OBJECTIVE.
State how many lines include "chart", giving the number by itself.
[Start of RECORDED DATA]
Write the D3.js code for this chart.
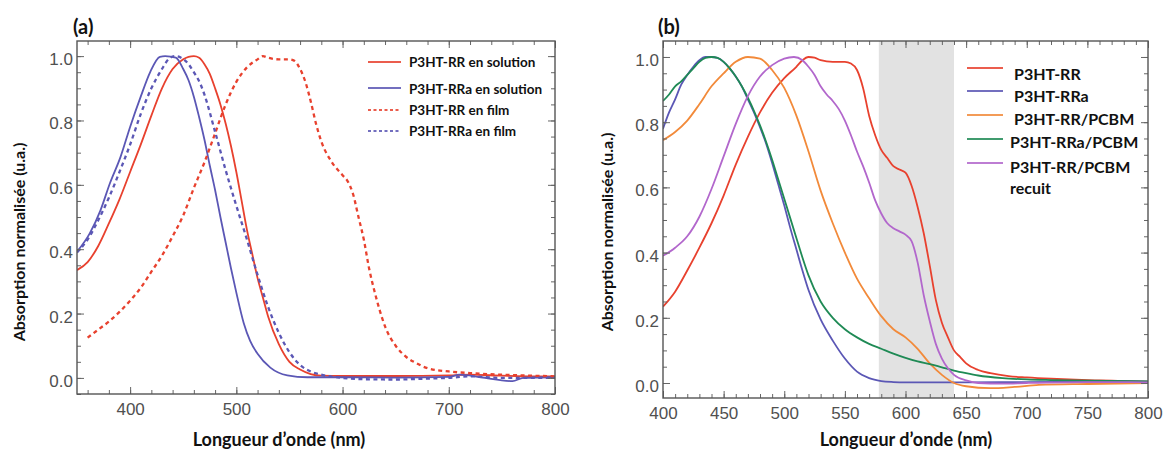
<!DOCTYPE html>
<html><head><meta charset="utf-8">
<script src="https://cdn.jsdelivr.net/npm/d3@7"></script>
<style>
html,body{margin:0;padding:0;background:#fff;}
svg{display:block;}
</style></head>
<body>
<svg id="chart" width="1168" height="453"></svg>
<script>
// ---------- Panel (a) data ----------
const aRRsolWl  = [350,360,370,380,390,400,410,420,430,440,450,455,460,465,470,475,480,485,490,495,500,505,510,515,520,525,530,540,550,560,570,580,600,650,700,720,750,780,800];
const aRRsolAbs = [0.335,0.36,0.41,0.48,0.555,0.64,0.725,0.815,0.90,0.96,0.99,0.998,1.0,0.995,0.975,0.945,0.90,0.85,0.79,0.72,0.64,0.55,0.46,0.385,0.31,0.25,0.19,0.105,0.05,0.026,0.012,0.007,0.006,0.006,0.008,0.01,0.007,0.005,0.005];

const aRRasolWl  = [350,362,372,381,391,400,410,419,428,433,443,450,455,460,465,470,475,480,485,490,495,500,507,513,520,532,548,567,600,650,700,710,730,760,770,800];
const aRRasolAbs = [0.392,0.449,0.52,0.605,0.687,0.78,0.874,0.951,0.998,1.0,0.995,0.96,0.925,0.874,0.81,0.74,0.66,0.584,0.50,0.42,0.34,0.265,0.17,0.115,0.075,0.032,0.008,0.002,0.002,0.001,0.003,0.01,0.002,-0.01,0.0,0.002];

const aRRfilmWl  = [360,370,380,390,400,410,420,430,440,450,460,470,480,490,500,510,520,525,530,540,550,555,560,565,570,575,580,590,600,605,610,615,620,625,630,635,640,650,660,670,680,700,720,750,800];
const aRRfilmAbs = [0.125,0.15,0.175,0.205,0.24,0.28,0.33,0.38,0.44,0.505,0.59,0.67,0.76,0.85,0.92,0.965,0.99,1.0,0.995,0.99,0.99,0.985,0.96,0.92,0.86,0.79,0.735,0.67,0.63,0.61,0.57,0.50,0.43,0.34,0.27,0.21,0.16,0.10,0.065,0.045,0.03,0.02,0.015,0.01,0.005];

const aRRafilmWl  = [350,360,370,380,390,400,410,420,430,436,442,448,455,460,466,470,480,490,500,510,520,530,540,550,560,570,580,600,620,650,680,700,720,750,800];
const aRRafilmAbs = [0.39,0.43,0.49,0.56,0.64,0.725,0.82,0.90,0.96,0.99,1.0,0.995,0.975,0.95,0.915,0.88,0.765,0.645,0.535,0.43,0.32,0.22,0.14,0.08,0.04,0.02,0.01,0.0,-0.004,-0.005,-0.002,0.0,0.005,0.0,0.0];

// ---------- Panel (b) data ----------
const bRRWl  = [400,410,420,430,440,450,460,470,480,490,500,510,515,520,525,530,540,550,555,560,565,570,575,580,585,590,595,600,605,610,615,620,625,630,635,640,645,650,660,670,685,700,720,740,760,780,800];
const bRRAbs = [0.234,0.28,0.345,0.415,0.49,0.575,0.67,0.755,0.83,0.89,0.935,0.97,0.99,1.0,0.998,0.99,0.985,0.985,0.98,0.96,0.905,0.82,0.76,0.715,0.69,0.665,0.655,0.645,0.605,0.54,0.46,0.36,0.255,0.185,0.14,0.10,0.08,0.06,0.04,0.03,0.021,0.017,0.013,0.01,0.008,0.006,0.004];

const bRRaWl  = [400,405,410,415,420,425,430,435,440,445,450,455,460,465,470,475,480,485,490,495,500,505,510,515,520,530,540,550,560,570,580,590,600,650,700,750,780,800];
const bRRaAbs = [0.78,0.83,0.87,0.915,0.945,0.97,0.99,1.0,1.0,0.997,0.985,0.965,0.94,0.91,0.87,0.83,0.785,0.735,0.675,0.61,0.545,0.475,0.41,0.345,0.285,0.195,0.13,0.075,0.035,0.015,0.006,0.003,0.002,0.002,0.003,0.004,0.006,0.004];

const bRRPCBMWl  = [400,410,420,430,440,450,460,470,480,490,500,510,520,530,540,550,560,570,580,590,600,610,620,630,640,650,670,690,710,750,800];
const bRRPCBMAbs = [0.745,0.77,0.805,0.855,0.91,0.95,0.985,1.0,0.995,0.96,0.905,0.82,0.71,0.59,0.49,0.40,0.32,0.26,0.205,0.165,0.14,0.105,0.06,0.025,0.0,-0.01,-0.016,-0.012,-0.006,-0.003,0.0];

const bRRaPCBMWl  = [400,405,410,415,420,425,430,435,440,445,450,455,460,465,470,475,480,485,490,495,500,505,510,515,520,530,540,550,560,570,580,590,600,610,620,630,640,650,660,680,700,720,750,800];
const bRRaPCBMAbs = [0.865,0.885,0.91,0.925,0.945,0.965,0.985,0.997,1.0,0.997,0.985,0.965,0.94,0.91,0.875,0.835,0.79,0.74,0.685,0.625,0.565,0.505,0.445,0.385,0.33,0.25,0.20,0.165,0.14,0.12,0.105,0.09,0.077,0.066,0.058,0.048,0.038,0.03,0.023,0.015,0.011,0.009,0.007,0.005];

const bRecuitWl  = [400,410,420,430,440,450,460,470,480,490,500,508,515,520,525,530,535,540,545,550,555,560,565,570,575,580,585,590,595,600,605,610,615,620,625,630,635,640,650,660,680,700,750,800];
const bRecuitAbs = [0.39,0.415,0.45,0.51,0.595,0.695,0.795,0.88,0.94,0.975,0.995,1.0,0.99,0.97,0.945,0.91,0.885,0.865,0.84,0.805,0.76,0.71,0.665,0.615,0.56,0.52,0.49,0.475,0.465,0.455,0.435,0.37,0.27,0.19,0.12,0.075,0.045,0.025,0.008,0.0,-0.002,0.0,0.003,0.002];

// ---------- Labels ----------
const aSeriesNames = ["P3HT-RR en solution","P3HT-RRa en solution","P3HT-RR en film","P3HT-RRa en film"];
const bSeriesNames = ["P3HT-RR","P3HT-RRa","P3HT-RR/PCBM","P3HT-RRa/PCBM","P3HT-RR/PCBM\nrecuit"];
const aXTicks = [400,500,600,700,800];
const bXTicks = [400,450,500,550,600,650,700,750,800];
const yTicks = [0.0,0.2,0.4,0.6,0.8,1.0];
const bBand = [578,640];
const xTitle = "Longueur d\u2019onde (nm)";
const yTitle = "Absorption normalisée (u.a.)";

// ---------- Drawing ----------
const svg = d3.select("#chart");
const TF = "'Liberation Sans', Arial, sans-serif";
const BF = "Lato, 'Open Sans', sans-serif";

function zip(w, a){ return w.map((x,i)=>[x,a[i]]); }

function drawPanel(cfg){
  const {x, y, xTicks, xMinorStep, label, labelX} = cfg;
  const g = svg.append("g");
  const [x0,x1] = x.range(), [y0,y1] = y.range();
  const clipId = "clip"+label.replace(/\W/g,"");
  svg.append("clipPath").attr("id",clipId).append("rect")
    .attr("x",x0).attr("y",y1).attr("width",x1-x0).attr("height",y0-y1);

  if (cfg.band){
    g.append("rect").attr("x",x(cfg.band[0])).attr("y",y1)
      .attr("width",x(cfg.band[1])-x(cfg.band[0])).attr("height",y0-y1)
      .attr("fill","#e2e2e2");
  }

  const line = d3.line().x(d=>x(d[0])).y(d=>y(d[1])).curve(d3.curveMonotoneX);
  const cg = g.append("g").attr("clip-path",`url(#${clipId})`);
  cfg.series.forEach(s=>{
    cg.append("path").attr("d",line(zip(s.wl,s.abs)))
      .attr("fill","none").attr("stroke",s.color).attr("stroke-width",s.width||1.8)
      .attr("stroke-dasharray",s.dash||null).attr("stroke-linejoin","round");
  });

  const [dx0,dx1] = x.domain();
  const minorX = d3.range(Math.ceil(dx0/xMinorStep)*xMinorStep, dx1+0.001, xMinorStep);
  const minorY = d3.range(-0.05,1.05,0.05).map(v=>Math.round(v*100)/100).filter(v=>v>=y.domain()[0]&&v<=y.domain()[1]);

  function styleAxis(ax){
    ax.select(".domain").remove();
    ax.selectAll("line").attr("stroke","#666").attr("stroke-width",1);
    ax.selectAll("text").attr("fill","#505050").attr("font-size",17).attr("font-family",TF);
  }
  const mb = g.append("g").attr("transform",`translate(0,${y0})`).call(d3.axisBottom(x).tickValues(minorX).tickSize(-4).tickFormat("")); styleAxis(mb);
  const mt = g.append("g").attr("transform",`translate(0,${y1})`).call(d3.axisTop(x).tickValues(minorX).tickSize(-4).tickFormat("")); styleAxis(mt);
  const ml = g.append("g").attr("transform",`translate(${x0},0)`).call(d3.axisLeft(y).tickValues(minorY).tickSize(-4).tickFormat("")); styleAxis(ml);
  const mr = g.append("g").attr("transform",`translate(${x1},0)`).call(d3.axisRight(y).tickValues(minorY).tickSize(-4).tickFormat("")); styleAxis(mr);
  const ab = g.append("g").attr("transform",`translate(0,${y0})`).call(d3.axisBottom(x).tickValues(xTicks).tickSize(-7).tickPadding(9).tickFormat(d3.format("d"))); styleAxis(ab);
  const al = g.append("g").attr("transform",`translate(${x0},0)`).call(d3.axisLeft(y).tickValues(yTicks).tickSize(-7).tickPadding(4).tickFormat(d3.format(".1f"))); styleAxis(al);
  al.selectAll("text").attr("dy","0.5em");
  const at = g.append("g").attr("transform",`translate(0,${y1})`).call(d3.axisTop(x).tickValues(xTicks).tickSize(-7).tickFormat("")); styleAxis(at);
  const ar = g.append("g").attr("transform",`translate(${x1},0)`).call(d3.axisRight(y).tickValues(yTicks).tickSize(-7).tickFormat("")); styleAxis(ar);

  g.append("rect").attr("x",x0).attr("y",y1).attr("width",x1-x0).attr("height",y0-y1)
    .attr("fill","none").attr("stroke","#555").attr("stroke-width",1.4);

  g.append("text").attr("x",labelX).attr("y",34).text(label)
    .attr("font-family",BF).attr("font-weight",700).attr("font-size",20).attr("fill","#111");
  g.append("text").attr("x",cfg.xTitleX).attr("y",446).attr("text-anchor","middle").text(xTitle)
    .attr("font-family",BF).attr("font-weight",700).attr("font-size",18).attr("fill","#111");
  g.append("text").attr("transform",`translate(${cfg.yTitleX},${cfg.yTitleY}) rotate(-90)`)
    .attr("text-anchor","middle").text(yTitle)
    .attr("font-family",BF).attr("font-weight",700).attr("font-size",16).attr("fill","#111");

  const lg = g.append("g");
  cfg.legend.forEach(it=>{
    lg.append("line").attr("x1",it.lx0).attr("x2",it.lx1).attr("y1",it.ly).attr("y2",it.ly)
      .attr("stroke",it.color).attr("stroke-width",it.width||2).attr("stroke-dasharray",it.dash||null)
      .attr("opacity",0.85);
    it.name.split("\n").forEach((t,k)=>{
      lg.append("text").attr("x",it.tx).attr("y",it.ty + k*cfg.legendLineH).attr("dy","0.35em").text(t)
        .attr("font-family",BF).attr("font-weight",700).attr("font-size",cfg.legendFont).attr("fill","#111");
    });
  });
}

const red="#e8412e", blue="#5b57b5", orange="#f28a3a", green="#1f8a55", purple="#b267cc";

drawPanel({
  label:"(a)", labelX:73,
  x: d3.scaleLinear([350,800],[77,555]),
  y: d3.scaleLinear([-0.05,1.047],[394,41]),
  xTicks:aXTicks, xMinorStep:20,
  xTitleX:279, yTitleX:25, yTitleY:242,
  series:[
    {wl:aRRsolWl, abs:aRRsolAbs, color:red},
    {wl:aRRasolWl, abs:aRRasolAbs, color:blue},
    {wl:aRRfilmWl, abs:aRRfilmAbs, color:red, dash:"4,3.5", width:2.3},
    {wl:aRRafilmWl, abs:aRRafilmAbs, color:blue, dash:"4,3.5", width:2.3}
  ],
  legendFont:13.5, legendLineH:16,
  legend:[
    {name:aSeriesNames[0], color:red, lx0:368, lx1:401, ly:62, tx:409, ty:62},
    {name:aSeriesNames[1], color:blue, lx0:368, lx1:401, ly:88, tx:409, ty:89},
    {name:aSeriesNames[2], color:red, dash:"3,2.5", lx0:368, lx1:401, ly:110, tx:409, ty:110},
    {name:aSeriesNames[3], color:blue, dash:"3,2.5", lx0:368, lx1:401, ly:131, tx:409, ty:131}
  ]
});

drawPanel({
  label:"(b)", labelX:658,
  x: d3.scaleLinear([400,800],[663,1148]),
  y: d3.scaleLinear([-0.046,1.049],[398,41]),
  xTicks:bXTicks, xMinorStep:10, band:bBand,
  xTitleX:906, yTitleX:613, yTitleY:232,
  series:[
    {wl:bRRWl, abs:bRRAbs, color:red},
    {wl:bRRaWl, abs:bRRaAbs, color:blue},
    {wl:bRRPCBMWl, abs:bRRPCBMAbs, color:orange},
    {wl:bRRaPCBMWl, abs:bRRaPCBMAbs, color:green},
    {wl:bRecuitWl, abs:bRecuitAbs, color:purple}
  ],
  legendFont:16, legendLineH:21,
  legend:[
    {name:bSeriesNames[0], color:red, lx0:967, lx1:1003, ly:68, tx:1014, ty:74},
    {name:bSeriesNames[1], color:blue, lx0:967, lx1:1003, ly:91, tx:1014, ty:96},
    {name:bSeriesNames[2], color:orange, lx0:967, lx1:1003, ly:115, tx:1014, ty:119},
    {name:bSeriesNames[3], color:green, lx0:967, lx1:1003, ly:139, tx:1010, ty:142},
    {name:bSeriesNames[4], color:purple, lx0:967, lx1:1003, ly:163, tx:1010, ty:167}
  ]
});
</script>
</body></html>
[End of RECORDED DATA]
TASK ANSWER.
3